Climbing Towers in Cote D’Ivoire
Ryan Twittey, Electrical Specialist for WFP’s Fast IT and Telecommunications Emergency and Support Team (FITTEST), was in Côte d'Ivoire during the recent conflict installing equipment needed to establish interagency communications networks. The networks established by Ryan and the team will be used to monitor the security and safety of humanitarian workers in the field.
From where I sit, doing my job I get to see some amazing views. But one slip at the wrong time and I could fall... unfortunately to my death. Every safety precaution is taken, of course, but when you’re 60 metres above the ground, climbing a tower while building it at the same time, there is always going to be a certain level of risk involved.
Let me try and paint a picture for you of my latest mission installing towers in Côte d'Ivoire.
You’re 27 metres in the air, suspended from a piece of rope, standing on a triangular tower that is only 30cm wide on each side. Sections of the tower, which have already been installed, are kept steady by guide wires which are attached to the section and the ground below. Each section is three metres high and the guide wires are installed every six metres up the tower. The last guide wire is three metres down and now there is another three metre, 60 kilogram section of tower on its way up for you to install.
The whole tower is shaking from the swinging load below. You’re hanging there hoping all the equipment used to lift this 60 kilogram section holds and the shaking doesn’t cripple the tower. You know what you need to do to make sure you stay attached to the tower but if the tower breaks, not even wings would help you.
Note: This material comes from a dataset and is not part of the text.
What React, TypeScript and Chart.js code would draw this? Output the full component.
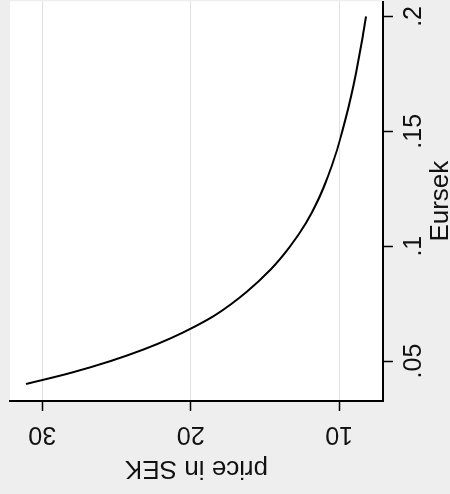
import React, { useEffect, useRef } from 'react';
import { Chart, registerables } from 'chart.js';

Chart.register(...registerables);

// ---- data ----
const eursek = [0.04, 0.045, 0.05, 0.055, 0.06, 0.065, 0.07, 0.08, 0.09, 0.10, 0.11, 0.12, 0.13, 0.14, 0.15, 0.16, 0.17, 0.18, 0.19, 0.20];
const priceSEK = [31.1, 28.0, 25.4, 23.2, 21.33, 19.73, 18.35, 16.25, 14.6, 13.3, 12.25, 11.43, 10.78, 10.24, 9.79, 9.39, 9.04, 8.73, 8.45, 8.2];
const eursekTicks = [0.05, 0.1, 0.15, 0.2];
const priceTicks = [10, 20, 30];
const xTitle = 'Eursek';
const yTitle = 'price in SEK';

const FONT = "'Liberation Sans', Arial, sans-serif";
const TEXT = '#111111';

const fmtDec = (v: number) => {
  const s = String(Math.round(v * 100) / 100);
  return s.startsWith('0.') ? s.slice(1) : s;
};

const plotBg = {
  id: 'plotBg',
  beforeDraw(chart: any) {
    const { ctx, chartArea } = chart;
    ctx.save();
    ctx.fillStyle = '#ffffff';
    ctx.fillRect(chartArea.left, chartArea.top, chartArea.right - chartArea.left, chartArea.bottom - chartArea.top);
    ctx.restore();
  },
};

// Stata-style vertical y tick labels (rotated text), positioned from the scale's ticks
const verticalYTicks = {
  id: 'verticalYTicks',
  afterDraw(chart: any) {
    const s = chart.scales.y;
    const ctx = chart.ctx;
    ctx.save();
    ctx.fillStyle = TEXT;
    ctx.font = `25px ${FONT}`;
    ctx.textAlign = 'center';
    ctx.textBaseline = 'alphabetic';
    s.ticks.forEach((t: any) => {
      const p = s.getPixelForValue(t.value);
      ctx.save();
      ctx.translate(s.right - 26, p);
      ctx.rotate(-Math.PI / 2);
      ctx.fillText(String(t.value), 0, 0);
      ctx.restore();
    });
    ctx.restore();
  },
};

export default function App() {
  const ref = useRef<HTMLCanvasElement>(null);

  useEffect(() => {
    document.body.style.margin = '0';
    const chart = new Chart(ref.current as HTMLCanvasElement, {
      type: 'scatter',
      data: {
        datasets: [
          {
            data: eursek.map((e, i) => ({ x: e, y: priceSEK[i] })),
            showLine: true,
            borderColor: '#000000',
            borderWidth: 2,
            pointRadius: 0,
            cubicInterpolationMode: 'monotone',
            fill: false,
          } as any,
        ],
      },
      options: {
        responsive: false,
        animation: false,
        devicePixelRatio: 1,
        layout: { padding: { top: 10, left: 0, right: 0, bottom: 0 } },
        plugins: { legend: { display: false }, tooltip: { enabled: false } },
        scales: {
          x: {
            type: 'linear',
            position: 'bottom',
            min: 0.0326,
            max: 0.2066,
            afterBuildTicks: (s: any) => {
              s.ticks = eursekTicks.map((v) => ({ value: v }));
            },
            afterFit: (s: any) => {
              s.height = 67;
            },
            grid: { drawOnChartArea: false, drawTicks: true, tickLength: 10, tickColor: '#000', tickWidth: 1.5, color: '#000' },
            border: { display: true, color: '#000', width: 2 },
            ticks: {
              autoSkip: false,
              maxRotation: 0,
              minRotation: 0,
              padding: 6,
              color: TEXT,
              font: { family: FONT, size: 25 },
              callback: (v: any) => fmtDec(Number(v)),
            },
            title: { display: true, text: xTitle, color: TEXT, font: { family: FONT, size: 26 }, padding: { top: 0, bottom: -6 } },
          },
          y: {
            type: 'linear',
            position: 'left',
            min: 7.05,
            max: 32.18,
            afterBuildTicks: (s: any) => {
              s.ticks = priceTicks.map((v) => ({ value: v }));
            },
            afterFit: (s: any) => {
              s.width = 93;
            },
            grid: { color: '#e0e0e0', lineWidth: 1, drawTicks: true, tickLength: 10, tickColor: '#000', tickWidth: 1.5 },
            border: { display: true, color: '#000', width: 2 },
            ticks: { display: false },
            title: { display: true, text: yTitle, color: TEXT, font: { family: FONT, size: 26 }, padding: { top: 10.4, bottom: 0 } },
          },
        },
      } as any,
      plugins: [plotBg, verticalYTicks],
    });
    return () => chart.destroy();
  }, []);

  return (
    <div style={{ position: 'relative', width: 450, height: 494, overflow: 'hidden', background: '#eeeeee' }}>
      <div
        style={{
          position: 'absolute',
          left: 0,
          top: 0,
          width: 494,
          height: 450,
          transformOrigin: '0 0',
          transform: 'translate(0px, 494px) rotate(-90deg)',
        }}
      >
        <canvas ref={ref} width={494} height={450} style={{ display: 'block', width: 494, height: 450 }} />
      </div>
    </div>
  );
}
So the section makes its 27 metre climb from the guys on the ground with you still perched on the top. You swing a bit from the section hitting the tower on the way up, but that’s normal. The guys pull the section up using a pulley you installed earlier on a pole attached to the outside of the last section. It’s installed slightly higher so you can handle the next section, manoeuvring above the last section, and put it into place.
The section finally arrives and you carefully put it into place. You bolt everything together as quickly and as tightly as possible, and then you have to climb it and get ready to install the next section. You are now six metres above the last guide wire support and, luckily, the six little bolts that you rely on for your life are holding steady...
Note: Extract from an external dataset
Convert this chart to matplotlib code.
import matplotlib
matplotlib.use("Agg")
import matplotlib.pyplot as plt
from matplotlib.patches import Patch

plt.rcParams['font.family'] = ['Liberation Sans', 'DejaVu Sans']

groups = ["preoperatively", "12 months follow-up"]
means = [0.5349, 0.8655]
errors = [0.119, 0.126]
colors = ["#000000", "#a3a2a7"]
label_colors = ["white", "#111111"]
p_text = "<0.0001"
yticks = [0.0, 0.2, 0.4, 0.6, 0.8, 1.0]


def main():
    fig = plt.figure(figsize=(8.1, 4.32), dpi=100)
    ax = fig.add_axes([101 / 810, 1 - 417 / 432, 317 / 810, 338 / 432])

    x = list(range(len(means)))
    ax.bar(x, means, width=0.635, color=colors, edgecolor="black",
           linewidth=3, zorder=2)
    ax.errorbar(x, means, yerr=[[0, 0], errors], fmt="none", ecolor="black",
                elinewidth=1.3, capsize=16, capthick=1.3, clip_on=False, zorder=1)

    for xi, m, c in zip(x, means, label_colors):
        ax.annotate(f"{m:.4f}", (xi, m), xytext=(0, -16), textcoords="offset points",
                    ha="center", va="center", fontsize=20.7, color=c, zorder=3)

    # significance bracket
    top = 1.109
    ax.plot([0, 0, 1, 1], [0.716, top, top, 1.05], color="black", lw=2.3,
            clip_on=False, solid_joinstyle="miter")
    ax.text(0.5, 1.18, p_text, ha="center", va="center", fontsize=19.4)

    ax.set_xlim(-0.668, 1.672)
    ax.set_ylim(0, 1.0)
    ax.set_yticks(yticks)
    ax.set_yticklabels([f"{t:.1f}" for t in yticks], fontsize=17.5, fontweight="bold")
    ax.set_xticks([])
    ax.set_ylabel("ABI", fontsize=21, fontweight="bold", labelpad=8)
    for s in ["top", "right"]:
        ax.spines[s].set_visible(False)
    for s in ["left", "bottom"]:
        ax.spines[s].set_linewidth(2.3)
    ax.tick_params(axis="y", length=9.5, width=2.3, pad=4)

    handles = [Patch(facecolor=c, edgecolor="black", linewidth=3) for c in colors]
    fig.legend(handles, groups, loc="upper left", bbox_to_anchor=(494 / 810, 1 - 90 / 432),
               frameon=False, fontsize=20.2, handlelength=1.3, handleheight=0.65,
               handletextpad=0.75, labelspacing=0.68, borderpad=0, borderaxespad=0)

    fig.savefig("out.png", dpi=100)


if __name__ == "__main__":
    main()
Now you need to disconnect the pole with the pulley, and the 60 metres of rope attached to it (which can get quite heavy), and move it up above the next section. All the while still hanging and relying on your rope to support you as most of the time your hands are busy working, rather than following your instinct to hold on.
While you are doing this, the guys on the ground are getting the supports ready to pull up. The tower is shaking and moving with every little pump. Finally the first guide wire comes up (seems to always take forever). You attach it to the tower and hope the guys down the bottom get it tight ASAP. There are two more guide wires to go and then you feel a little safer. After you have repeated this whole process ten times, getting higher and higher, you have to then install the rest of the equipment - antennas, brackets, lights, lighting arrestors and cable.
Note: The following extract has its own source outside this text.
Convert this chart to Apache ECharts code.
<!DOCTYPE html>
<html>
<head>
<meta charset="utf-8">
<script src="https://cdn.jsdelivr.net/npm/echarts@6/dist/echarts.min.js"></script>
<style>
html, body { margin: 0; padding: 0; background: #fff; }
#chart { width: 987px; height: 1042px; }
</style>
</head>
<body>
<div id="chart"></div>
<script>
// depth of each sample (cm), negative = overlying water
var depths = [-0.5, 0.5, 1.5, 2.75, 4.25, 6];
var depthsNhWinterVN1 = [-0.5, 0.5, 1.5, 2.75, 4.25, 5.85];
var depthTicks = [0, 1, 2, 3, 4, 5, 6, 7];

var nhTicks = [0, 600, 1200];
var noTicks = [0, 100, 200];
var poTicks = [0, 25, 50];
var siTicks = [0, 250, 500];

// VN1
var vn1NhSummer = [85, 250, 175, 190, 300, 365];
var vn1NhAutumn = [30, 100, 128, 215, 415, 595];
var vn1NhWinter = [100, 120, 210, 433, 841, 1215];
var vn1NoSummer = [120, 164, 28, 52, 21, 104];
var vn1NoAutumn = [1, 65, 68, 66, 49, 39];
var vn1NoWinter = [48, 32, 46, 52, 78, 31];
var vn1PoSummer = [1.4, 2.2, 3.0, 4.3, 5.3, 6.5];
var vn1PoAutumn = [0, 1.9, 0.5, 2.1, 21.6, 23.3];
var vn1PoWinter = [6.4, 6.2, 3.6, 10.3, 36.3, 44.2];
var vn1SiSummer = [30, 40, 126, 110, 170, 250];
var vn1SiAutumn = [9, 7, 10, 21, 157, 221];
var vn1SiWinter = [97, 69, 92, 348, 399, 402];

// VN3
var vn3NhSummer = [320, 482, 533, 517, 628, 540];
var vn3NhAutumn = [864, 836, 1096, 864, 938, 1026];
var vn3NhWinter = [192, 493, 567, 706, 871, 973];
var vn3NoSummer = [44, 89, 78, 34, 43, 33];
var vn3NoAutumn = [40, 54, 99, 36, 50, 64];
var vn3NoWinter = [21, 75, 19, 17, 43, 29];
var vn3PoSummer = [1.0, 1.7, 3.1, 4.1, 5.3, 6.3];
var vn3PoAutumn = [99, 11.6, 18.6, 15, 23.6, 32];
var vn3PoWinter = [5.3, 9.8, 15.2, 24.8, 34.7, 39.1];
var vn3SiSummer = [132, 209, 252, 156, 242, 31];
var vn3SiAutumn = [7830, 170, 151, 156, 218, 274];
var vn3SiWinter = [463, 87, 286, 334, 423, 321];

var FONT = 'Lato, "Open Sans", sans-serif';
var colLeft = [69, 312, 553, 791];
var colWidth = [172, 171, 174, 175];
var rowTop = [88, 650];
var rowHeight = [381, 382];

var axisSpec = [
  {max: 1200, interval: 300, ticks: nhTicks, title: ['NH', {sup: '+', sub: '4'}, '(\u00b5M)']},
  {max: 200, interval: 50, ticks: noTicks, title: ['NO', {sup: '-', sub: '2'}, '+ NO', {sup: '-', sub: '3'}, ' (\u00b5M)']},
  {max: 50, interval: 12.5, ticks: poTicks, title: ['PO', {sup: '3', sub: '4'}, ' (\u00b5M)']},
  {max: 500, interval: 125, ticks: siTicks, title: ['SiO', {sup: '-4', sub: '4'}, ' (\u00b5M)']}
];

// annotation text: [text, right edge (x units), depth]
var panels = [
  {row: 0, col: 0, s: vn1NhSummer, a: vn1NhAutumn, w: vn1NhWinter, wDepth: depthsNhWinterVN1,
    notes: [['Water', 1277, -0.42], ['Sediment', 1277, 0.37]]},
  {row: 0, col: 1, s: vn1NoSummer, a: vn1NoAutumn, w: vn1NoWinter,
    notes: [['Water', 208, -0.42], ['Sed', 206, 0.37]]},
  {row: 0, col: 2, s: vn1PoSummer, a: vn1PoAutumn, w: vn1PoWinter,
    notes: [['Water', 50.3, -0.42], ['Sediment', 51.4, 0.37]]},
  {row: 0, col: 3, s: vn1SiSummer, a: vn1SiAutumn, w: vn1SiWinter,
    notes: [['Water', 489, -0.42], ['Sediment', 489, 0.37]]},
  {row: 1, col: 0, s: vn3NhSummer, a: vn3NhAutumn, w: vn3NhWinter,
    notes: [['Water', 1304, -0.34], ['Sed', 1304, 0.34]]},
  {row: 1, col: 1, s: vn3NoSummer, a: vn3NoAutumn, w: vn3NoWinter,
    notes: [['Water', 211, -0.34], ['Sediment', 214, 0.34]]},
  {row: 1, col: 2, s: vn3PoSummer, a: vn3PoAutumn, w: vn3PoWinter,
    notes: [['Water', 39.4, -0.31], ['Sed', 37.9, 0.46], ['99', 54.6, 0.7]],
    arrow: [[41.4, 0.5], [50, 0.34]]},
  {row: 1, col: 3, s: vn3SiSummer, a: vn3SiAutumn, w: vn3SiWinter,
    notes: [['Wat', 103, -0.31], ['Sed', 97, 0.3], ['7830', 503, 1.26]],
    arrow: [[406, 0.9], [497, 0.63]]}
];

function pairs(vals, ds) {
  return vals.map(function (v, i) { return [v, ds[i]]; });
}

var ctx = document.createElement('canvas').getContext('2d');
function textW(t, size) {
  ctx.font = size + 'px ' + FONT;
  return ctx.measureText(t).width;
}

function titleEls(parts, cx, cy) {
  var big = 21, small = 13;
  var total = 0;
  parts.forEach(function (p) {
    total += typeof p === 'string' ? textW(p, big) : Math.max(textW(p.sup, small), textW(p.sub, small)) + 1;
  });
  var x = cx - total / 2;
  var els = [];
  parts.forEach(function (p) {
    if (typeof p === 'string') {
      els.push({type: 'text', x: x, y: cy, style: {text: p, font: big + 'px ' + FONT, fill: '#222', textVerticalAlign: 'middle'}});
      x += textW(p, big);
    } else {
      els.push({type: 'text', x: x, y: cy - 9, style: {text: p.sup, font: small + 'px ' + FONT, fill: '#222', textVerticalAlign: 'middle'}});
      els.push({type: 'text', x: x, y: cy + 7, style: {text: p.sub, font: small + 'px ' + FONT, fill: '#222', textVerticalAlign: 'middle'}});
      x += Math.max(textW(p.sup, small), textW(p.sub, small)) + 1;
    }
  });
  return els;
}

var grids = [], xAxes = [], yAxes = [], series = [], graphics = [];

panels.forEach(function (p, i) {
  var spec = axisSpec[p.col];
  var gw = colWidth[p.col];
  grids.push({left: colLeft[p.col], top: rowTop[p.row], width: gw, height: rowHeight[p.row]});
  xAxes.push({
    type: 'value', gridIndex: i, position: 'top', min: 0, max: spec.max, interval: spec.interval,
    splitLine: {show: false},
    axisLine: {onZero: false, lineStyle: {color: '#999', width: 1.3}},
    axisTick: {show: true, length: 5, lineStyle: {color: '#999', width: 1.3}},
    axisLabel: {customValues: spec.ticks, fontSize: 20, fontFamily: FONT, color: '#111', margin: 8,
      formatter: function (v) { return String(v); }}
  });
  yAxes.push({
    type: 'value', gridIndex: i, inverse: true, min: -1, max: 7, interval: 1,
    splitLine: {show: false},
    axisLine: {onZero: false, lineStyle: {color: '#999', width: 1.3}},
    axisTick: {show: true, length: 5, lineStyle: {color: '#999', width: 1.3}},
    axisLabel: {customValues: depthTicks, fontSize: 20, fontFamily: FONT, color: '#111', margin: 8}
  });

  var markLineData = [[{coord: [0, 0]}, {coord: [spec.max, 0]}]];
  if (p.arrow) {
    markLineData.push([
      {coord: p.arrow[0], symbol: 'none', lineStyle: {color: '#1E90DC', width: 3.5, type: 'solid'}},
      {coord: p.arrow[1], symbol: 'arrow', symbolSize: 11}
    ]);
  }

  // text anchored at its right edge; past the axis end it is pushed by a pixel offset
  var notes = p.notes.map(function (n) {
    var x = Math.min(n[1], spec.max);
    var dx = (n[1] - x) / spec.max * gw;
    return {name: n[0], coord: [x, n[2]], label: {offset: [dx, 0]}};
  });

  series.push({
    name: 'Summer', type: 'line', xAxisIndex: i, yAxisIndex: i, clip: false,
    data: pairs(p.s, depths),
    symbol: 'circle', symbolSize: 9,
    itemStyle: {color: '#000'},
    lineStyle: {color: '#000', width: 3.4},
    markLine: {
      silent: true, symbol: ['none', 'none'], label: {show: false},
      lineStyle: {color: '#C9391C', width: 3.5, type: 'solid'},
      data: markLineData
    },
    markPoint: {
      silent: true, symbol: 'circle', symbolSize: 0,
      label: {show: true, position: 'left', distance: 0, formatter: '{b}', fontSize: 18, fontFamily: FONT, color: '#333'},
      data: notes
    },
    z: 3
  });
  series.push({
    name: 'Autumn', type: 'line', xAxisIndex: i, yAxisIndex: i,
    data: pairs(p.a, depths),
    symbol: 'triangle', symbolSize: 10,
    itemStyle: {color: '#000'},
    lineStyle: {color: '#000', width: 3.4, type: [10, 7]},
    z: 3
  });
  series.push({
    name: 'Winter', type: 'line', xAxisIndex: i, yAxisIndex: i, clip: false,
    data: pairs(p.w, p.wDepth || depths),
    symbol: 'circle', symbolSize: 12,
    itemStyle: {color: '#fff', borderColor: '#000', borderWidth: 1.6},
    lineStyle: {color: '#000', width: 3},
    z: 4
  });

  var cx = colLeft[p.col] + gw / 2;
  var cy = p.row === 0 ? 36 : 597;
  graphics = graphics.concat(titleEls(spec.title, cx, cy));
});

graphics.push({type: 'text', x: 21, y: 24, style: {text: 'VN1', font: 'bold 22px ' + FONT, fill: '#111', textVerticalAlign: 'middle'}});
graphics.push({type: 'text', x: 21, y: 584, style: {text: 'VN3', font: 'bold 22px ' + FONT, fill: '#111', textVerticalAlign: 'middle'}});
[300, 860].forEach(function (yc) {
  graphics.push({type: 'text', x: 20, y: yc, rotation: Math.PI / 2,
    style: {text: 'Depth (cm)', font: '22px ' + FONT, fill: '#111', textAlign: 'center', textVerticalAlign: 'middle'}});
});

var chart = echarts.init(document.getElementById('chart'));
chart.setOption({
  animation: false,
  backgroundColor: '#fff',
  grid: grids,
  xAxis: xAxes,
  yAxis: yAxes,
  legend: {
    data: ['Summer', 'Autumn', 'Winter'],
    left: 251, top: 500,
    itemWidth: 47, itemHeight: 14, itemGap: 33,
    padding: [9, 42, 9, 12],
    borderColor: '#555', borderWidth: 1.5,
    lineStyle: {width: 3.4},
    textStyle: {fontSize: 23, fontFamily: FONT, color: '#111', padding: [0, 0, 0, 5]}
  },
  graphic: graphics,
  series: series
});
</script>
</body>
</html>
If your guys on the ground are quick, you will be up the tower hanging from your rope and uncomfortable harness for at least 14 hours. Hopefully by the end of a couple of days, if you have that much time, you have your tower up and antennas with cables ready to be used for the inter-agency radio room.
This is what we did in Man and Bouake in Côte d'Ivoire. The country is just coming out of conflict and the villages around the place are still empty. Many people are still living in the jungle because they are afraid the fighting will start again and they are too scared to return to the towns.
So this is part of my job here in Côte d'Ivoire. Once the rest of my job is complete, it will mean that the Emergency Telecommunications Cluster (ETC) radio rooms will be up and running. The installation in Man is now complete and I’m half way through Bouake.
UN agencies and NGOs in these towns will then have a radio network for security in the field. They will use this network to report back to base, with location and situation information, and be in constant contact with their colleagues. The towers and equipment we put in place will provide the coverage needed to achieve this.